In Masterworks, pupils look in depth at a single work, often a challenging modern masterpiece, rather than an established classic. The coming year’s project will focus on the Partita for violin and orchestra by 20th-century Polish composer Witold Lutoslawski.

Having looked in detail at the piece, the children then go to hear the orchestra giving a special performance.

In the final part of the project called the Music Factory the children work on writing their own compositions, based in some way on the piece they have been exploring.

This project takes four full-day sessions and involves the whole orchestra, “so, unfortunately, it’s not something we could recreate on the road,” says Ms Martin. “Instead, we took the idea of the Music Factory and condensed it into three half-day sessions.”

Composer Alasdair Nicolson, violinist Lorna McLaren and cellist Ali Lawrance visited the Sir E Scott School in Tarbert on Harris and Lionacleit School, Benbecula, to work with 16 upper-school pupils during three half-day sessions.

“As with the Music Factory, Nicolson and the players give the children the musical tools and ideas as well as the encouragement to write their own compositions,” says Ms Martin.

The children were asked to write a duet for the two instruments on hand violin and cello and they had the great advantage of hearing their music played right back to them by the orchestra players.

What were the pieces like?

“I’d say we had as many styles of composition as there were kids involved in the project,” says Ms Martin. “This is exactly what we’re aiming for we don’t want 30 identical violin and cello duos.”

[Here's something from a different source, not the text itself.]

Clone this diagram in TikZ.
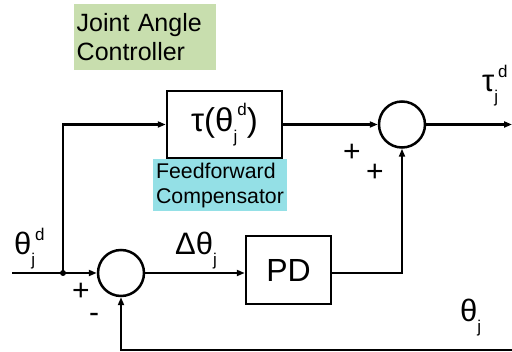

There’s a strong continuing history of traditional music on the islands, but the teachers were keen that the composition project would stretch the children beyond territory with which they were familiar.

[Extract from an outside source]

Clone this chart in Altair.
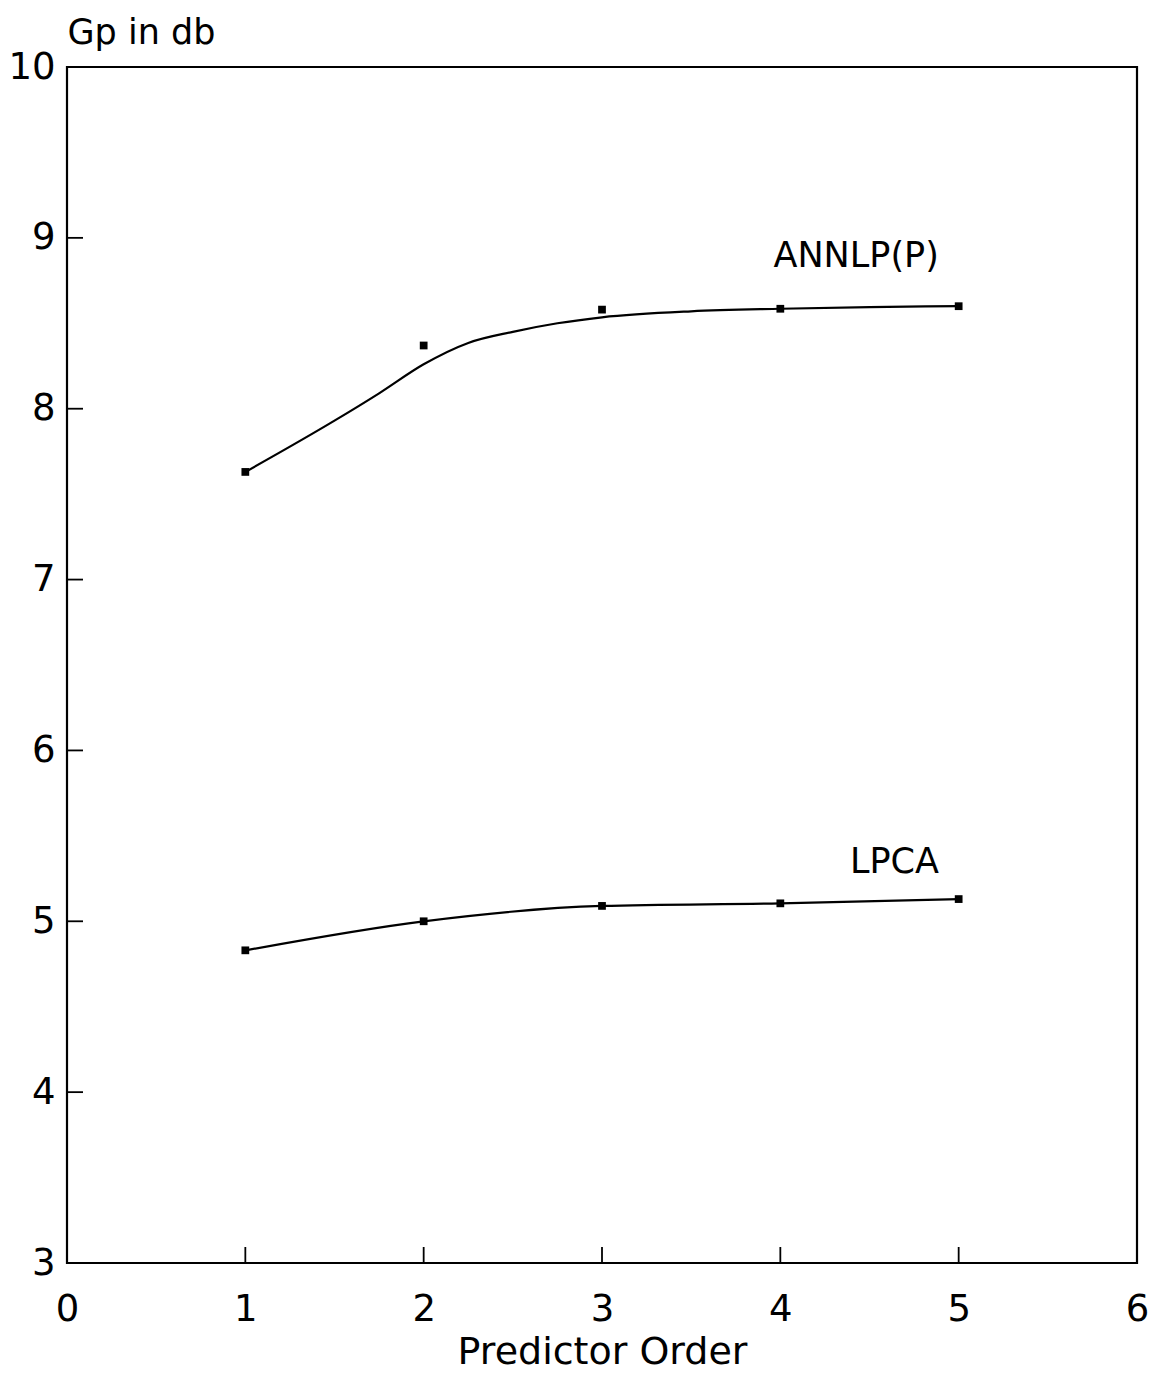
import altair as alt
import pandas as pd

# measured points
orders = [1, 2, 3, 4, 5]
annlp_pts = [7.63, 8.37, 8.58, 8.585, 8.60]
lpca_pts = [4.83, 5.00, 5.09, 5.105, 5.13]

# fitted curve for ANNLP(P)
annlp_curve_x = [1.0, 1.5, 1.75, 2.0, 2.25, 2.5, 2.75, 3.0, 3.5, 4.0, 4.5, 5.0]
annlp_curve_y = [7.63, 7.93, 8.09, 8.26, 8.385, 8.45, 8.50, 8.535, 8.57, 8.585, 8.595, 8.60]

# tick positions
x_ticks = [0, 1, 2, 3, 4, 5, 6]
y_ticks = [3, 4, 5, 6, 7, 8, 9, 10]
x_inner_ticks = [1, 2, 3, 4, 5]
y_inner_ticks = [4, 5, 6, 7, 8, 9]

labels = ["ANNLP(P)", "LPCA"]
label_x = [4.425, 4.64]
label_y = [8.894, 5.347]

FONT = "DejaVu Sans"
W, H = 1070, 1196

pts = pd.DataFrame({
    "x": orders * 2,
    "y": annlp_pts + lpca_pts,
    "s": ["ANNLP(P)"] * 5 + ["LPCA"] * 5,
})
curve = pd.DataFrame({
    "x": annlp_curve_x + orders,
    "y": annlp_curve_y + lpca_pts,
    "s": ["ANNLP(P)"] * len(annlp_curve_x) + ["LPCA"] * 5,
})
lab = pd.DataFrame({"t": labels, "x": label_x, "y": label_y})

xs = alt.Scale(domain=[0, 6], nice=False, zero=False)
ys = alt.Scale(domain=[3, 10], nice=False, zero=False)

xaxis = alt.Axis(values=x_ticks, format="d", ticks=False, labelPadding=28, labelFontSize=37,
                 labelFlush=False, labelFont=FONT, labelColor="black", grid=False, domain=False,
                 title="Predictor Order", titleFont=FONT, titleFontSize=38,
                 titleFontWeight="normal", titleColor="black", titlePadding=6)
yaxis = alt.Axis(values=y_ticks, format="d", ticks=False, labelPadding=12, labelFontSize=37,
                 labelFlush=False, labelFont=FONT, labelColor="black", grid=False, domain=False,
                 title="Gp in db", titleFont=FONT, titleFontSize=35,
                 titleFontWeight="normal", titleColor="black", titleAngle=0,
                 titleAlign="left", titleBaseline="alphabetic", titleX=0, titleY=-24)

line = alt.Chart(curve).mark_line(color="black", strokeWidth=2.2, interpolate="monotone").encode(
    x=alt.X("x:Q", scale=xs, axis=xaxis),
    y=alt.Y("y:Q", scale=ys, axis=yaxis),
    detail="s:N",
)
points = alt.Chart(pts).mark_square(color="black", size=60, opacity=1).encode(
    x=alt.X("x:Q", scale=xs),
    y=alt.Y("y:Q", scale=ys),
)
text = alt.Chart(lab).mark_text(font=FONT, fontSize=35, color="black", align="center",
                                baseline="middle").encode(
    x=alt.X("x:Q", scale=xs),
    y=alt.Y("y:Q", scale=ys),
    text="t:N",
)
xt = alt.Chart(pd.DataFrame({"x": x_inner_ticks})).mark_rule(color="black", strokeWidth=1.8).encode(
    x=alt.X("x:Q", scale=xs),
    y=alt.value(H),
    y2=alt.value(H - 16),
)
yt = alt.Chart(pd.DataFrame({"y": y_inner_ticks})).mark_rule(color="black", strokeWidth=1.8).encode(
    y=alt.Y("y:Q", scale=ys),
    x=alt.value(0),
    x2=alt.value(16),
)

chart = alt.layer(line, points, text, xt, yt).properties(
    width=W, height=H,
    autosize=alt.AutoSizeParams(type="none"),
    padding={"left": 67, "top": 67, "right": 16, "bottom": 123},
    background="white",
).configure_view(stroke="black", strokeWidth=2.2)

chart.save("out.html", embed_options={"renderer": "svg", "actions": False})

“Some of the children’s pieces were accompanied melodies in the manner of traditional music,” says Ms Martin. “Others were chordal and basically tonal based, while a few explored somewhat more adventurous territory.”

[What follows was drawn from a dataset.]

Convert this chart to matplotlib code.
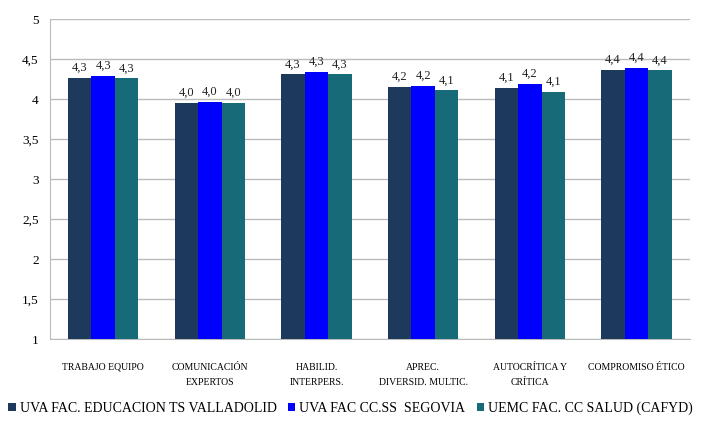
import numpy as np
import matplotlib.pyplot as plt
from matplotlib.ticker import FuncFormatter

plt.rcParams['font.family'] = ['Liberation Serif', 'DejaVu Serif']

categories = ['TRABAJO EQUIPO', 'COMUNICACIÓN\nEXPERTOS', 'HABILID.\nINTERPERS.',
              'APREC.\nDIVERSID. MULTIC.', 'AUTOCRÍTICA Y\nCRÍTICA', 'COMPROMISO ÉTICO']
series_names = ['UVA FAC. EDUCACION TS VALLADOLID', 'UVA FAC CC.SS  SEGOVIA',
                'UEMC FAC. CC SALUD (CAFYD)']
valladolid = [4.27, 3.95, 4.31, 4.15, 4.14, 4.37]
segovia = [4.29, 3.97, 4.34, 4.17, 4.19, 4.39]
uemc = [4.26, 3.95, 4.31, 4.11, 4.09, 4.36]
colors = ['#1d3a5c', '#0000ff', '#176a78']

fig = plt.figure(figsize=(7.01, 4.36), dpi=100)
ax = fig.add_axes([0.071, 0.222, 0.913, 0.734])

x = np.arange(len(categories))
w = 0.22
for i, (vals, name, c) in enumerate(zip([valladolid, segovia, uemc], series_names, colors)):
    pos = x + (i - 1) * w
    ax.bar(pos, np.array(vals) - 1, bottom=1, width=w, color=c, label=name, zorder=3)
    for p, v in zip(pos, vals):
        ax.text(p, v + 0.05, f'{v:.1f}'.replace('.', ','), ha='center', va='bottom',
                fontsize=9, color='#222222')

ax.set_ylim(1, 5)
ax.set_xlim(-0.5, 5.5)
ax.set_yticks(np.arange(1, 5.01, 0.5))
ax.yaxis.set_major_formatter(FuncFormatter(lambda v, _: f'{v:g}'.replace('.', ',')))
ax.tick_params(axis='y', length=0, labelsize=9.5, pad=8)
ax.set_xticks(x)
ax.set_xticklabels(categories, fontsize=7, linespacing=1.9)
ax.tick_params(axis='x', length=0, pad=17)
ax.grid(axis='y', color='#bbbbbb', linewidth=1, zorder=0)
for s in ['top', 'right']:
    ax.spines[s].set_visible(False)
ax.spines['left'].set_color('#bbbbbb')
ax.spines['bottom'].set_color('#bbbbbb')

fig.legend(loc='lower center', bbox_to_anchor=(0.5, 0.02), ncol=3, frameon=False,
           fontsize=10, handlelength=0.55, handleheight=0.55, handletextpad=0.3,
           columnspacing=0.8)

fig.savefig('out.png', dpi=100)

Having written their own music, the children got the opportunity to hear the Scottish Chamber Orchestra in action when the players visited the Western Isles last week on a tour that used both schools as concert venues. Alongside works by Bartok, Sibelius and Grieg, the programme included Stramash by Nicolson.

“It means that having worked with him on the composition project the children got to hear one of his works in concert,” says Ms Martin.

“This gives them a nice connection with the SCO, as well as the fact they’ll know Ali and Lorna and have had them play their own works already.”